Goal — Output the material word for word. Leave each picture out.

Dataset content —
----------------
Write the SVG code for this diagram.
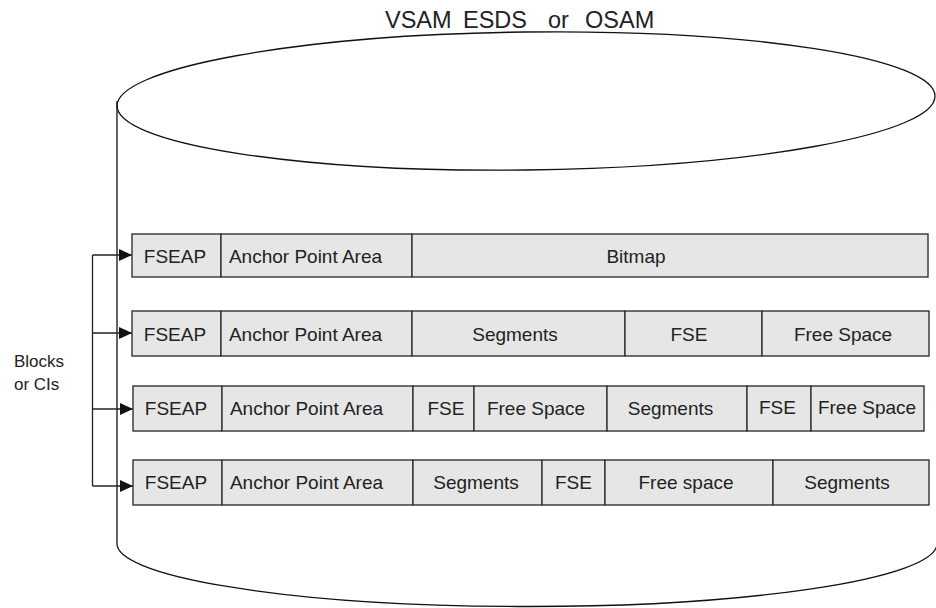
<svg xmlns="http://www.w3.org/2000/svg" width="936" height="608" viewBox="0 0 936 608">
<defs>
<style>
.cyl{fill:none;stroke:#111;stroke-width:1.3}
.cell{fill:#e6e6e6;stroke:#333;stroke-width:1.4}
.t{font-family:"Liberation Sans",Arial,sans-serif;font-size:19px;fill:#222;text-anchor:middle}
.title{font-family:"Liberation Sans",Arial,sans-serif;font-size:23.5px;fill:#222}
.lbl{font-family:"Liberation Sans",Arial,sans-serif;font-size:17px;fill:#222}
.conn{fill:none;stroke:#222;stroke-width:1.3}
</style>
<marker id="arr" markerUnits="userSpaceOnUse" markerWidth="13" markerHeight="12" refX="13" refY="6" orient="auto">
<path d="M0,0 L13,6 L0,12 z" fill="#111"/>
</marker>
</defs>
<rect width="936" height="608" fill="#fff"/>
<g id="title">
<text class="title" x="385" y="28">VSAM</text>
<text class="title" x="463" y="28">ESDS</text>
<text class="title" x="548" y="28">or</text>
<text class="title" x="585" y="28">OSAM</text>
</g>
<g id="cylinder">
<ellipse class="cyl" cx="526" cy="101" rx="409" ry="69" transform="rotate(-0.7 526 101)"/>
<line class="cyl" x1="117" y1="101" x2="117" y2="542"/>
<path class="cyl" d="M117,542 A410,63 0 0 0 937,545"/>
</g>
<g id="label">
<text class="lbl" x="14" y="367">Blocks</text>
<text class="lbl" x="14" y="390">or CIs</text>
</g>
<g id="connectors">
<path class="conn" d="M92.5,255 V486"/>
<path class="conn" d="M92.5,255 H132" marker-end="url(#arr)"/>
<path class="conn" d="M92.5,333 H132" marker-end="url(#arr)"/>
<path class="conn" d="M92.5,409 H133" marker-end="url(#arr)"/>
<path class="conn" d="M92.5,486 H133" marker-end="url(#arr)"/>
</g>
<g id="row1">
<rect class="cell" x="132" y="234" width="89" height="43"/>
<rect class="cell" x="221" y="234" width="191" height="43"/>
<rect class="cell" x="412" y="234" width="516" height="43"/>
<text class="t" x="175" y="262.5">FSEAP</text>
<text class="t" x="305.5" y="262.5">Anchor Point Area</text>
<text class="t" x="636" y="262.5">Bitmap</text>
</g>
<g id="row2">
<rect class="cell" x="132" y="311" width="89" height="45"/>
<rect class="cell" x="221" y="311" width="191" height="45"/>
<rect class="cell" x="412" y="311" width="213" height="45"/>
<rect class="cell" x="625" y="311" width="137" height="45"/>
<rect class="cell" x="762" y="311" width="167" height="45"/>
<text class="t" x="175" y="340.5">FSEAP</text>
<text class="t" x="305.5" y="340.5">Anchor Point Area</text>
<text class="t" x="515" y="340.5">Segments</text>
<text class="t" x="689" y="340.5">FSE</text>
<text class="t" x="843" y="340.5">Free Space</text>
</g>
<g id="row3">
<rect class="cell" x="133" y="386" width="89" height="45"/>
<rect class="cell" x="222" y="386" width="191" height="45"/>
<rect class="cell" x="413" y="386" width="61" height="45"/>
<rect class="cell" x="474" y="386" width="133" height="45"/>
<rect class="cell" x="607" y="386" width="140" height="45"/>
<rect class="cell" x="747" y="386" width="64" height="45"/>
<rect class="cell" x="811" y="386" width="113" height="45"/>
<text class="t" x="176" y="415">FSEAP</text>
<text class="t" x="306.5" y="415">Anchor Point Area</text>
<text class="t" x="446" y="415">FSE</text>
<text class="t" x="536" y="415">Free Space</text>
<text class="t" x="670.5" y="415">Segments</text>
<text class="t" x="777.5" y="413.5">FSE</text>
<text class="t" x="867" y="413.5">Free Space</text>
</g>
<g id="row4">
<rect class="cell" x="133" y="460" width="89" height="45"/>
<rect class="cell" x="222" y="460" width="191" height="45"/>
<rect class="cell" x="413" y="460" width="129" height="45"/>
<rect class="cell" x="542" y="460" width="63" height="45"/>
<rect class="cell" x="605" y="460" width="168" height="45"/>
<rect class="cell" x="773" y="460" width="156" height="45"/>
<text class="t" x="176" y="489">FSEAP</text>
<text class="t" x="306.5" y="489">Anchor Point Area</text>
<text class="t" x="476" y="489">Segments</text>
<text class="t" x="573.5" y="489">FSE</text>
<text class="t" x="686" y="489">Free space</text>
<text class="t" x="847" y="489">Segments</text>
</g>
</svg>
----------------
Full output —
Write the SVG code for this diagram.
<svg xmlns="http://www.w3.org/2000/svg" width="936" height="608" viewBox="0 0 936 608">
<defs>
<style>
.cyl{fill:none;stroke:#111;stroke-width:1.3}
.cell{fill:#e6e6e6;stroke:#333;stroke-width:1.4}
.t{font-family:"Liberation Sans",Arial,sans-serif;font-size:19px;fill:#222;text-anchor:middle}
.title{font-family:"Liberation Sans",Arial,sans-serif;font-size:23.5px;fill:#222}
.lbl{font-family:"Liberation Sans",Arial,sans-serif;font-size:17px;fill:#222}
.conn{fill:none;stroke:#222;stroke-width:1.3}
</style>
<marker id="arr" markerUnits="userSpaceOnUse" markerWidth="13" markerHeight="12" refX="13" refY="6" orient="auto">
<path d="M0,0 L13,6 L0,12 z" fill="#111"/>
</marker>
</defs>
<rect width="936" height="608" fill="#fff"/>
<g id="title">
<text class="title" x="385" y="28">VSAM</text>
<text class="title" x="463" y="28">ESDS</text>
<text class="title" x="548" y="28">or</text>
<text class="title" x="585" y="28">OSAM</text>
</g>
<g id="cylinder">
<ellipse class="cyl" cx="526" cy="101" rx="409" ry="69" transform="rotate(-0.7 526 101)"/>
<line class="cyl" x1="117" y1="101" x2="117" y2="542"/>
<path class="cyl" d="M117,542 A410,63 0 0 0 937,545"/>
</g>
<g id="label">
<text class="lbl" x="14" y="367">Blocks</text>
<text class="lbl" x="14" y="390">or CIs</text>
</g>
<g id="connectors">
<path class="conn" d="M92.5,255 V486"/>
<path class="conn" d="M92.5,255 H132" marker-end="url(#arr)"/>
<path class="conn" d="M92.5,333 H132" marker-end="url(#arr)"/>
<path class="conn" d="M92.5,409 H133" marker-end="url(#arr)"/>
<path class="conn" d="M92.5,486 H133" marker-end="url(#arr)"/>
</g>
<g id="row1">
<rect class="cell" x="132" y="234" width="89" height="43"/>
<rect class="cell" x="221" y="234" width="191" height="43"/>
<rect class="cell" x="412" y="234" width="516" height="43"/>
<text class="t" x="175" y="262.5">FSEAP</text>
<text class="t" x="305.5" y="262.5">Anchor Point Area</text>
<text class="t" x="636" y="262.5">Bitmap</text>
</g>
<g id="row2">
<rect class="cell" x="132" y="311" width="89" height="45"/>
<rect class="cell" x="221" y="311" width="191" height="45"/>
<rect class="cell" x="412" y="311" width="213" height="45"/>
<rect class="cell" x="625" y="311" width="137" height="45"/>
<rect class="cell" x="762" y="311" width="167" height="45"/>
<text class="t" x="175" y="340.5">FSEAP</text>
<text class="t" x="305.5" y="340.5">Anchor Point Area</text>
<text class="t" x="515" y="340.5">Segments</text>
<text class="t" x="689" y="340.5">FSE</text>
<text class="t" x="843" y="340.5">Free Space</text>
</g>
<g id="row3">
<rect class="cell" x="133" y="386" width="89" height="45"/>
<rect class="cell" x="222" y="386" width="191" height="45"/>
<rect class="cell" x="413" y="386" width="61" height="45"/>
<rect class="cell" x="474" y="386" width="133" height="45"/>
<rect class="cell" x="607" y="386" width="140" height="45"/>
<rect class="cell" x="747" y="386" width="64" height="45"/>
<rect class="cell" x="811" y="386" width="113" height="45"/>
<text class="t" x="176" y="415">FSEAP</text>
<text class="t" x="306.5" y="415">Anchor Point Area</text>
<text class="t" x="446" y="415">FSE</text>
<text class="t" x="536" y="415">Free Space</text>
<text class="t" x="670.5" y="415">Segments</text>
<text class="t" x="777.5" y="413.5">FSE</text>
<text class="t" x="867" y="413.5">Free Space</text>
</g>
<g id="row4">
<rect class="cell" x="133" y="460" width="89" height="45"/>
<rect class="cell" x="222" y="460" width="191" height="45"/>
<rect class="cell" x="413" y="460" width="129" height="45"/>
<rect class="cell" x="542" y="460" width="63" height="45"/>
<rect class="cell" x="605" y="460" width="168" height="45"/>
<rect class="cell" x="773" y="460" width="156" height="45"/>
<text class="t" x="176" y="489">FSEAP</text>
<text class="t" x="306.5" y="489">Anchor Point Area</text>
<text class="t" x="476" y="489">Segments</text>
<text class="t" x="573.5" y="489">FSE</text>
<text class="t" x="686" y="489">Free space</text>
<text class="t" x="847" y="489">Segments</text>
</g>
</svg>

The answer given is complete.